Tutto ciò dimostra come la meditazione non si limiti a un atteggiamento di osservazione passiva; al contrario, essa necessita di investigare attivamente l’esperienza. La conoscenza liberante non si paleserà agli occhi del meditante assorto in un nebuloso silenzio irriflessivo; essa dovrà essere invece attivamente ricercata, “masticata e digerita” con acume e prontezza di spirito degne del miglior Sherlock Holmes.

Su questo tema, il Ven. Bhikkhu Bodhi scrive: «Il progetto di auto-coltivazione, che il Buddha definì come un mezzo per la liberazione dalla sofferenza, richiede il mantenere un’osservazione critica sui movimenti della nostra mente, sia quando questi determinano azioni corporee e verbali sia quando rimangono interiormente assorbiti con le proprie preoccupazioni. Esercitare tale auto-scrutinio è un aspetto dell’attenzione (appamāda), che il Buddha affermò essere il sentiero per l’emancipazione.»

Per quanto concerne il rapporto fra riflessione, focalizzazione e contemplazione, Il Samaññaphalasutta (DN2) dimostra come la pratica meditativa di focalizzazione (jhāna) fosse intesa dal Buddha come un esercizio propedeutico alla conoscenza e comprensione di vipassanā, la quale è tutt’altro che osservazione passiva:

«Con la mente così raccolta, purificata e chiara, senza macchia, libera da impurità, agile, malleabile, salda e imperturbabile, egli la dirige e l’orienta verso la conoscenza della distruzione dei veleni interiori; ed egli comprende: ‘Questo è il dukkha, questa è l’origine del dukkha, questa è la cessazione del dukkha questo è il sentiero che conduce alla sua cessazione.»

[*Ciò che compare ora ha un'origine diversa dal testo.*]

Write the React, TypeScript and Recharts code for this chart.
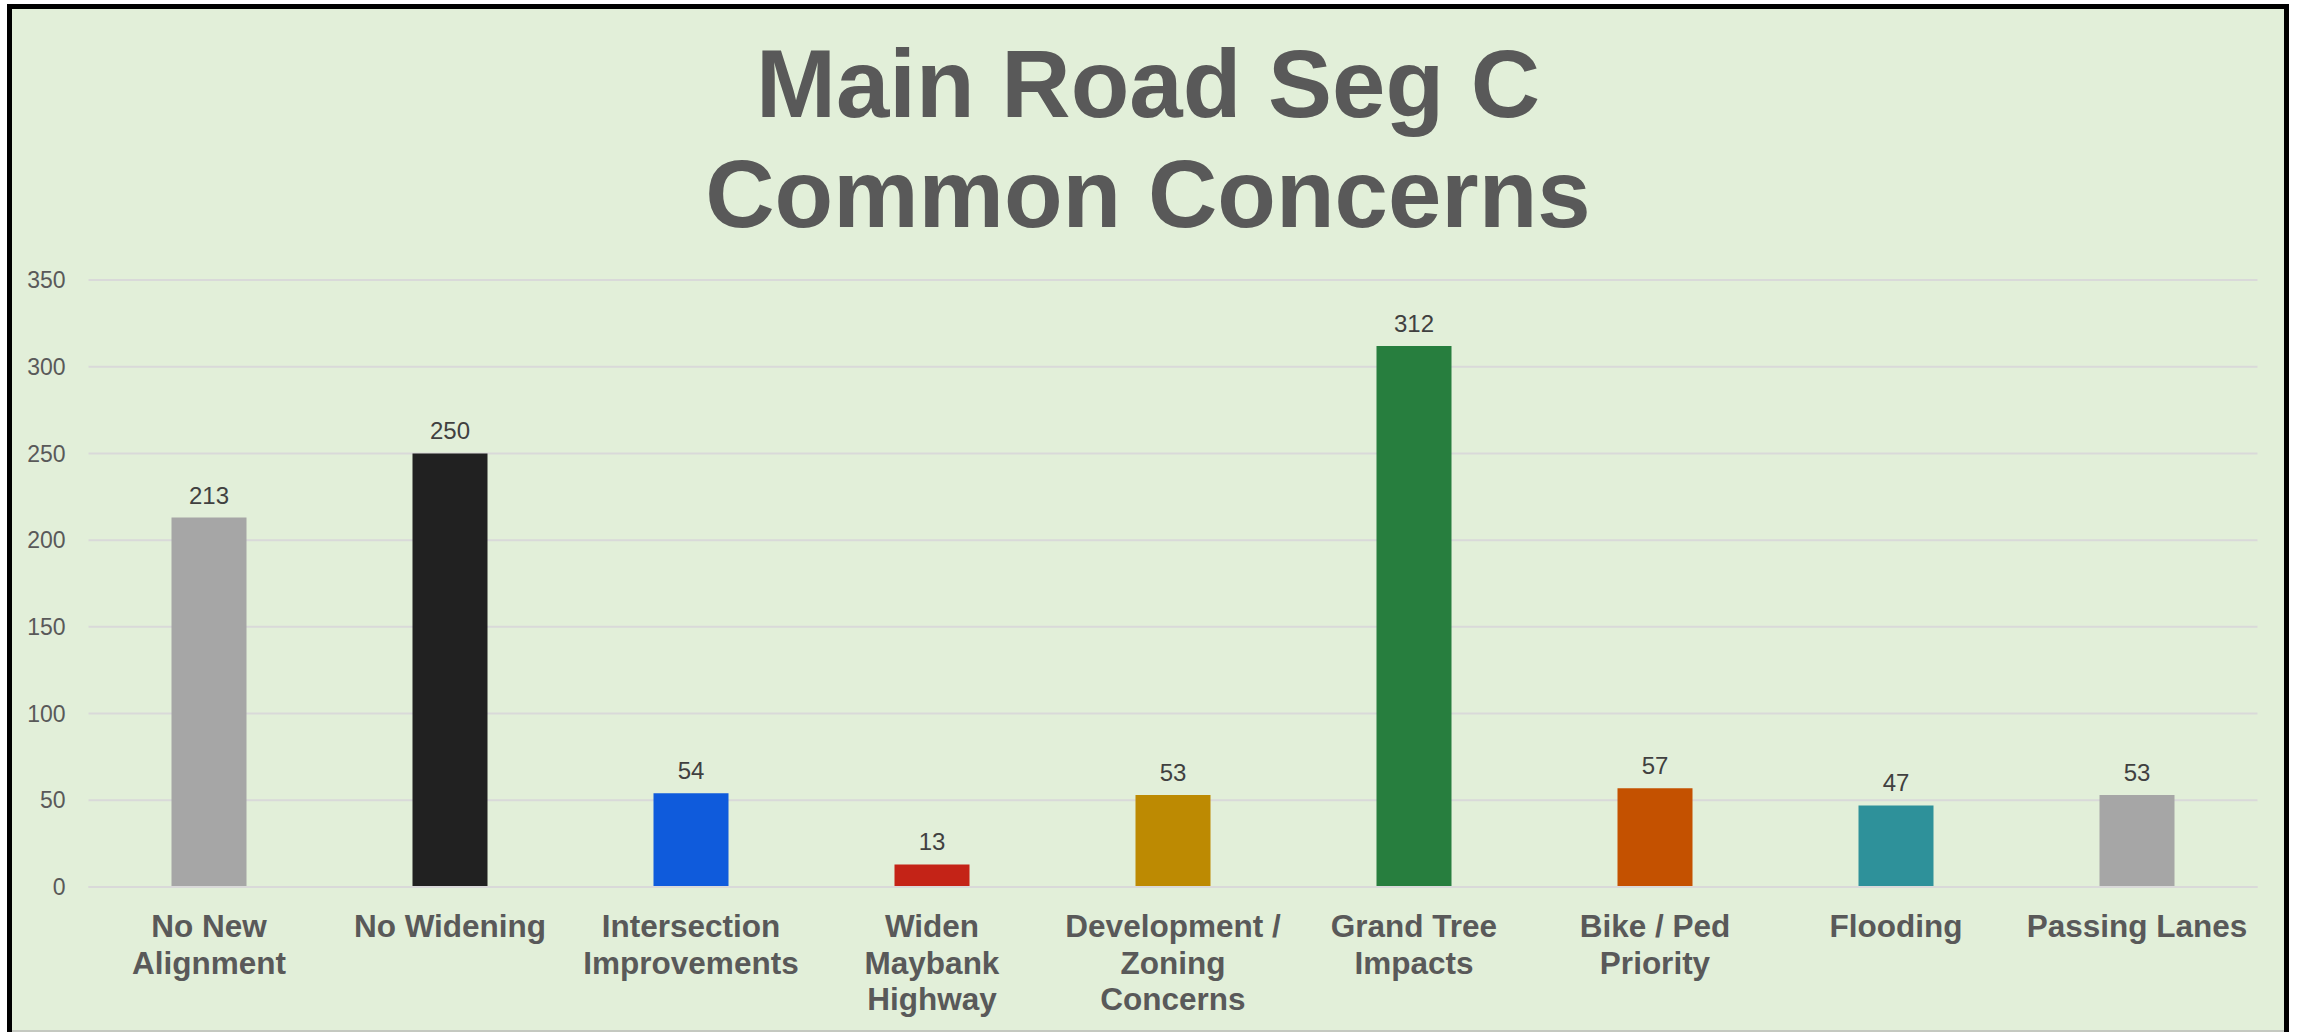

In ultima analisi, possiamo dire che le diverse pratiche meditative, quelle basate sull’osservazione consapevole (sati), sulla focalizzazione (jhāna), sul rimembrare (anussarati) e sulla riflessione (paṭisañcikkhati ) siano complementari le une alle altre, parti di un sistema finalizzato alla comprensione e alla libertà.